Service Fabric: Addressing Service on Stand-Alone Cluster

I have set up a three node standalone cluster. I have placed an application on the cluster that contains three services, the application is configured such that an instance of each service will reside on each node. Of the three services, one of them is a front-end service that receives requests from external clients and then communicates with the other two services (which are not addressible from outside of the cluster) to get the information needed for the response. An external client program has been written to communicate with the front-end service via http requests. Currently, this external client must send its request to a particular service instance using the node ip address and port. The problem I am having with this approach is that if the node that is being addressed by the external client goes down, the client is no longer able to address the service although the front end service is still running on two other nodes.

Here is my question: Is there a way for the external client to call the front-end service through Service Fabric without specifying a specific node to communicate with? My hope is that such a communication method would allow requests to be routed to an alternate node if the original node receiving the request were to go down.

Upvotes: 0

Views: 347

Answers (1)

Vaclav Turecek
Vaclav Turecek

Reputation: 9050

You should be using a load balancer in front of your cluster to distribute traffic to your front-end service instances. The load balancer should be configured to take nodes out of the load balancer's rotation if they are not responding to user requests. This helps protect your services and your users from outages.

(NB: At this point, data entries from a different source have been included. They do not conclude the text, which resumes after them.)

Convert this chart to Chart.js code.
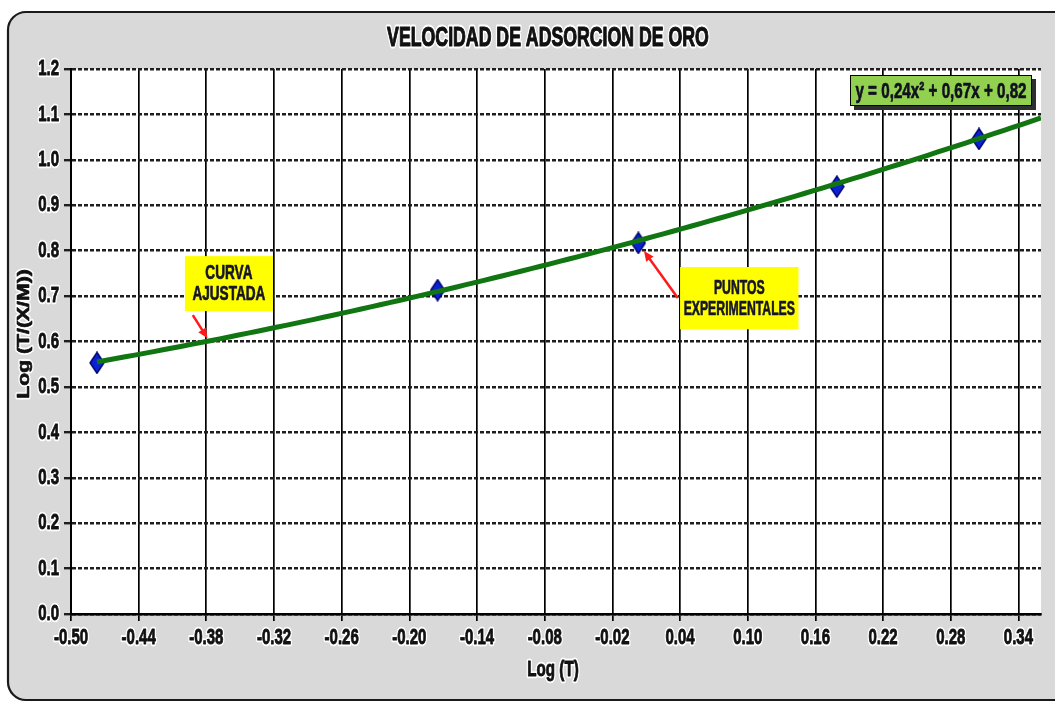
<!DOCTYPE html>
<html>
<head>
<meta charset="utf-8">
<script src="https://cdn.jsdelivr.net/npm/chart.js@4.4.1/dist/chart.umd.min.js"></script>
<style>
  html, body { margin: 0; padding: 0; background: #ffffff; overflow: hidden; }
  #wrap { width: 1055px; height: 702px; position: relative; }
</style>
</head>
<body>
<div id="wrap"><canvas id="c" width="1055" height="702"></canvas></div>
<script>
// Experimental points: Log(T) vs Log(T/(X/M))
const logT   = [-0.477, -0.175, 0.003, 0.179, 0.305];
const logTXM = [0.553, 0.713, 0.817, 0.941, 1.046];

// Fitted polynomial y = a·x² + b·x + c
const fitCoefs = [0.24, 0.67, 0.82];

// Axis ticks
const xTickValues = [-0.50, -0.44, -0.38, -0.32, -0.26, -0.20, -0.14, -0.08, -0.02, 0.04, 0.10, 0.16, 0.22, 0.28, 0.34];
const xRange = [-0.50, 0.36];
const yRange = [0.0, 1.2];
const yStep = 0.1;

// Texts
const chartTitle = 'VELOCIDAD DE ADSORCION DE ORO';
const xAxisTitle = 'Log (T)';
const yAxisTitle = 'Log (T/(X/M))';
const fitNote = ['CURVA', 'AJUSTADA'];
const pointsNote = ['PUNTOS', 'EXPERIMENTALES'];

// Arial-metric face, drawn condensed
const FONT = '"Liberation Sans", Arial, sans-serif';

function fitValue(x) {
  return fitCoefs[0] * x * x + fitCoefs[1] * x + fitCoefs[2];
}
function fmtComma(v) { return v.toFixed(2).replace('.', ','); }
const equationText = 'y = ' + fmtComma(fitCoefs[0]) + 'x\u00B2 + ' + fmtComma(fitCoefs[1]) + 'x + ' + fmtComma(fitCoefs[2]);

// Trend curve sampled along the fitted polynomial, from the first point to the axis end
const trendPts = [];
for (let i = 0; i <= 100; i++) {
  const x = logT[0] + (xRange[1] - logT[0]) * i / 100;
  trendPts.push({ x: x, y: fitValue(x) });
}

// Diamond marker
function makeDiamond() {
  const w = 16, h = 23;
  const cv = document.createElement('canvas');
  cv.width = w; cv.height = h;
  const g = cv.getContext('2d');
  g.beginPath();
  g.moveTo(w / 2, 1);
  g.lineTo(w - 1, h / 2);
  g.lineTo(w / 2, h - 1);
  g.lineTo(1, h / 2);
  g.closePath();
  g.fillStyle = '#0a22d4';
  g.fill();
  g.lineWidth = 1.4;
  g.strokeStyle = '#00006a';
  g.stroke();
  return cv;
}

// Text drawn with an optional white halo, a horizontal/vertical stretch and extra weight
function drawText(ctx, text, x, y, size, opts) {
  opts = opts || {};
  const color = opts.color || '#111111';
  ctx.save();
  ctx.translate(x, y);
  if (opts.rotate) ctx.rotate(opts.rotate);
  ctx.scale(opts.sx || 1, opts.sy || 1);
  ctx.font = 'bold ' + size + 'px ' + FONT;
  ctx.textAlign = opts.align || 'center';
  ctx.textBaseline = 'middle';
  ctx.lineJoin = 'round';
  if (opts.halo !== false) {
    ctx.lineWidth = opts.haloWidth || 4;
    ctx.strokeStyle = '#ffffff';
    ctx.strokeText(text, 0, 0);
  }
  ctx.fillStyle = color;
  ctx.fillText(text, 0, 0);
  ctx.lineWidth = opts.weight == null ? 0.8 : opts.weight;
  if (ctx.lineWidth > 0) {
    ctx.strokeStyle = color;
    ctx.strokeText(text, 0, 0);
  }
  ctx.restore();
}

function arrow(ctx, x1, y1, x2, y2) {
  const ang = Math.atan2(y2 - y1, x2 - x1);
  const head = 10, half = 4.5;
  ctx.save();
  ctx.strokeStyle = '#ff1a1a';
  ctx.fillStyle = '#ff1a1a';
  ctx.lineWidth = 2.5;
  ctx.beginPath();
  ctx.moveTo(x1, y1);
  ctx.lineTo(x2 - head * 0.7 * Math.cos(ang), y2 - head * 0.7 * Math.sin(ang));
  ctx.stroke();
  ctx.beginPath();
  ctx.moveTo(x2, y2);
  ctx.lineTo(x2 - head * Math.cos(ang) + half * Math.sin(ang), y2 - head * Math.sin(ang) - half * Math.cos(ang));
  ctx.lineTo(x2 - head * Math.cos(ang) - half * Math.sin(ang), y2 - head * Math.sin(ang) + half * Math.cos(ang));
  ctx.closePath();
  ctx.fill();
  ctx.restore();
}

function noteBox(chart, box, lines, tail, tip, sx) {
  const ctx = chart.ctx;
  const xs = chart.scales.x, ys = chart.scales.y;
  const l = xs.getPixelForValue(box[0]), r = xs.getPixelForValue(box[1]);
  const t = ys.getPixelForValue(box[2]), b = ys.getPixelForValue(box[3]);
  arrow(ctx, xs.getPixelForValue(tail[0]), ys.getPixelForValue(tail[1]),
             xs.getPixelForValue(tip[0]), ys.getPixelForValue(tip[1]));
  ctx.save();
  ctx.fillStyle = '#ffff00';
  ctx.fillRect(l, t, r - l, b - t);
  ctx.restore();
  const cx = (l + r) / 2, cy = (t + b) / 2;
  const gap = 21;
  lines.forEach((ln, i) => {
    drawText(ctx, ln, cx, cy + 1 + (i - (lines.length - 1) / 2) * gap, 17,
      { halo: false, color: '#15152b', sx: sx, sy: 1.14, weight: 0.6 });
  });
}

const framePlugin = {
  id: 'frame',
  beforeDraw(chart) {
    const ctx = chart.ctx;
    const a = chart.chartArea;
    ctx.save();
    // rounded gray panel
    const x0 = 8, y0 = 12, x1 = 1075, y1 = 700, r = 18;
    ctx.beginPath();
    ctx.moveTo(x0 + r, y0);
    ctx.lineTo(x1 - r, y0);
    ctx.arcTo(x1, y0, x1, y0 + r, r);
    ctx.lineTo(x1, y1 - r);
    ctx.arcTo(x1, y1, x1 - r, y1, r);
    ctx.lineTo(x0 + r, y1);
    ctx.arcTo(x0, y1, x0, y1 - r, r);
    ctx.lineTo(x0, y0 + r);
    ctx.arcTo(x0, y0, x0 + r, y0, r);
    ctx.closePath();
    ctx.fillStyle = '#d9d9d9';
    ctx.fill();
    ctx.lineWidth = 2.2;
    ctx.strokeStyle = '#1a1a1a';
    ctx.stroke();
    // white plotting area
    ctx.fillStyle = '#ffffff';
    ctx.fillRect(a.left, a.top, a.right - a.left, a.bottom - a.top);
    ctx.restore();
  }
};

const overlayPlugin = {
  id: 'overlay',
  afterDraw(chart) {
    const ctx = chart.ctx;
    const a = chart.chartArea;
    const xs = chart.scales.x, ys = chart.scales.y;

    // tick labels
    xs.ticks.forEach(t => {
      drawText(ctx, Number(t.value).toFixed(2), xs.getPixelForValue(t.value), a.bottom + 24, 20,
        { sx: 0.75, sy: 1.12 });
    });
    ys.ticks.forEach(t => {
      drawText(ctx, Number(t.value).toFixed(1), a.left - 12, ys.getPixelForValue(t.value), 20,
        { sx: 0.75, sy: 1.12, align: 'right' });
    });

    // titles
    drawText(ctx, chartTitle, 548, 38, 23, { sx: 0.77, sy: 1.2, weight: 1 });
    drawText(ctx, xAxisTitle, (a.left + a.right) / 2 - 3, 670, 20, { sx: 0.76, sy: 1.1 });
    drawText(ctx, yAxisTitle, 25, 334, 20, { rotate: -Math.PI / 2, sx: 1.06, sy: 0.8 });

    // equation box, pinned to the upper right of the plotting area
    const bw = 182, bh = 31;
    const bx = a.right - 9 - bw, by = a.top + 6;
    ctx.save();
    ctx.fillStyle = '#2e2e2e';
    ctx.fillRect(bx + 4, by + 4, bw, bh);
    ctx.fillStyle = '#92d050';
    ctx.fillRect(bx, by, bw, bh);
    ctx.lineWidth = 1;
    ctx.strokeStyle = '#000000';
    ctx.strokeRect(bx + 0.5, by + 0.5, bw - 1, bh - 1);
    ctx.restore();
    drawText(ctx, equationText, bx + bw / 2, by + bh / 2 + 1, 20,
      { halo: false, color: '#101020', sx: 0.76, sy: 1.12, weight: 0.6 });

    // callouts
    noteBox(chart, [-0.399, -0.321, 0.788, 0.667], fitNote, [-0.392, 0.658], [-0.379, 0.607], 0.8);
    noteBox(chart, [0.040, 0.145, 0.764, 0.627], pointsNote, [0.038, 0.696], [0.008, 0.799], 0.72);
  }
};

new Chart(document.getElementById('c'), {
  type: 'scatter',
  data: {
    datasets: [
      {
        label: 'Curva ajustada',
        data: trendPts,
        showLine: true,
        borderColor: '#117511',
        borderWidth: 5,
        pointRadius: 0,
        tension: 0,
        order: 0
      },
      {
        label: 'Puntos experimentales',
        data: logT.map((x, i) => ({ x: x, y: logTXM[i] })),
        pointStyle: makeDiamond(),
        pointRadius: 8,
        showLine: false,
        order: 1
      }
    ]
  },
  options: {
    responsive: false,
    animation: false,
    devicePixelRatio: 1,
    layout: { padding: { top: 69, right: 14, left: 0, bottom: 0 } },
    plugins: {
      legend: { display: false },
      tooltip: { enabled: false },
      title: { display: false }
    },
    scales: {
      x: {
        type: 'linear',
        min: xRange[0],
        max: xRange[1],
        afterBuildTicks(s) { s.ticks = xTickValues.map(v => ({ value: v })); },
        afterFit(s) { s.height = 88; },
        grid: { color: '#000000', lineWidth: 1.7, tickLength: 7, drawTicks: true },
        border: { color: '#000000', width: 2.5 },
        ticks: { display: false, autoSkip: false, maxRotation: 0 }
      },
      y: {
        type: 'linear',
        min: yRange[0],
        max: yRange[1],
        afterFit(s) { s.width = 71; },
        grid: { color: '#1e1e1e', lineWidth: 2.4, tickLength: 7, drawTicks: true },
        border: { color: '#000000', width: 2, dash: [4, 2] },
        ticks: { display: false, stepSize: yStep }
      }
    }
  },
  plugins: [framePlugin, overlayPlugin]
});
</script>
</body>
</html>
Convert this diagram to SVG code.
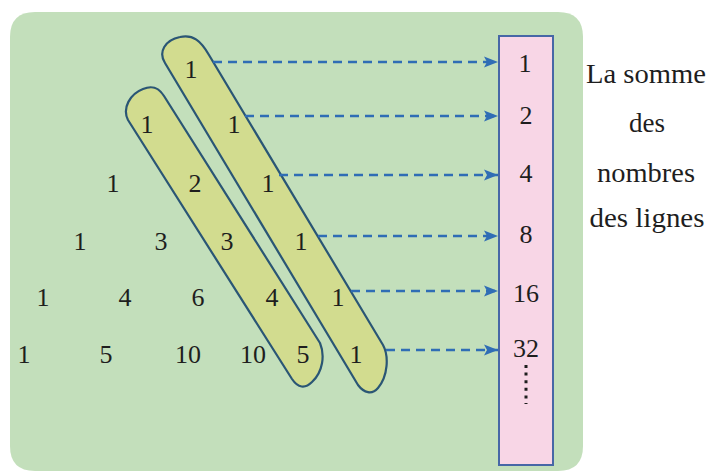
<svg xmlns="http://www.w3.org/2000/svg" width="712" height="472" viewBox="0 0 712 472">
  <style>
    .num { font-size: 26px; fill: #1e1e1e; text-anchor: middle; }
    .lbl { font-size: 27px; fill: #1e1e1e; text-anchor: middle; }
    .cap { fill: #d2dc8f; stroke: #2a5675; stroke-width: 2.2; stroke-linejoin: round; }
    .arr { stroke: #2f6db5; stroke-width: 2.6; stroke-dasharray: 9 6; fill: none; marker-end: url(#ah); }
  </style>
  <defs>
    <marker id="ah" markerUnits="userSpaceOnUse" markerWidth="16" markerHeight="14" refX="14" refY="7" orient="auto">
      <path d="M0,1.5 L14,7 L0,12.5 L3,7 Z" fill="#2f6db5"/>
    </marker>
  </defs>
  <rect width="712" height="472" fill="#ffffff"/>
  <g id="panel">
    <path d="M35,12 H558 Q583,12 583,37 V446 Q583,471 558,471 H35 Q10,471 10,446 V37 Q10,12 35,12 Z" fill="#c3dfbb"/>
  </g>
  <g id="capsule-inner">
    <path class="cap" d="M128,120 C122,108 130,94 143,89 C153,85 159,88 164,96 L320,343 C325,355 323,372 312,382 C305,389 298,388 292,379 Z"/>
  </g>
  <g id="capsule-outer">
    <path class="cap" d="M165,63 C158,52 165,40 180,37 C193,34 201,41 209,55 L383,345 C389,356 388,376 378,388 C372,395 364,393 358,385 Z"/>
  </g>
  <g id="triangle" font-family="Liberation Serif, Times New Roman, DejaVu Serif, serif">
    <text class="num" x="191" y="78">1</text>
    <text class="num" x="147" y="133">1</text>
    <text class="num" x="234" y="133">1</text>
    <text class="num" x="113" y="192">1</text>
    <text class="num" x="195" y="192">2</text>
    <text class="num" x="268" y="192">1</text>
    <text class="num" x="80" y="250">1</text>
    <text class="num" x="161" y="250">3</text>
    <text class="num" x="227" y="250">3</text>
    <text class="num" x="301" y="250">1</text>
    <text class="num" x="43" y="306">1</text>
    <text class="num" x="125" y="306">4</text>
    <text class="num" x="198" y="306">6</text>
    <text class="num" x="272" y="306">4</text>
    <text class="num" x="338" y="306">1</text>
    <text class="num" x="24" y="363">1</text>
    <text class="num" x="106" y="363">5</text>
    <text class="num" x="188" y="363">10</text>
    <text class="num" x="253" y="363">10</text>
    <text class="num" x="303" y="363">5</text>
    <text class="num" x="356" y="363">1</text>
  </g>
  <g id="sums" font-family="Liberation Serif, Times New Roman, DejaVu Serif, serif">
    <rect x="499" y="36" width="54" height="429" fill="#f8d6e6" stroke="#4767a6" stroke-width="2"/>
    <text class="num" x="525" y="72">1</text>
    <text class="num" x="526" y="124">2</text>
    <text class="num" x="526" y="182">4</text>
    <text class="num" x="526" y="243">8</text>
    <text class="num" x="526" y="302">16</text>
    <text class="num" x="526" y="357">32</text>
    <line x1="526" y1="365" x2="526" y2="404" stroke="#1e1e1e" stroke-width="3" stroke-dasharray="3 4.6"/>
  </g>
  <g id="label" font-family="Liberation Serif, Times New Roman, DejaVu Serif, serif">
    <text class="lbl" x="646" y="83" textLength="120" lengthAdjust="spacingAndGlyphs">La somme</text>
    <text class="lbl" x="647" y="132">des</text>
    <text class="lbl" x="646" y="182" textLength="98" lengthAdjust="spacingAndGlyphs">nombres</text>
    <text class="lbl" x="647" y="227" textLength="115" lengthAdjust="spacingAndGlyphs">des lignes</text>
  </g>
  <g id="connectors">
    <line class="arr" x1="213" y1="62" x2="498" y2="62"/>
    <line class="arr" x1="245" y1="116" x2="498" y2="116"/>
    <line class="arr" x1="279" y1="175" x2="498" y2="175"/>
    <line class="arr" x1="318" y1="236" x2="498" y2="236"/>
    <line class="arr" x1="351" y1="291" x2="498" y2="291"/>
    <line class="arr" x1="386" y1="350" x2="498" y2="350"/>
  </g>
</svg>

If your users are within a trusted boundary (e.g., Intranet users), then the alternative to a load balancer would require the client application to first do a service address look-up with Service Fabric's naming service, which will give you a list of endpoints of each stateless service instance that is available. Again, you don't really want to expose this to untrusted users because they can easily abuse it or overload it. If you do this you're relying on your client application to provide load balancing by picking a random instance to connect to. But really what you should do is get a load balancer.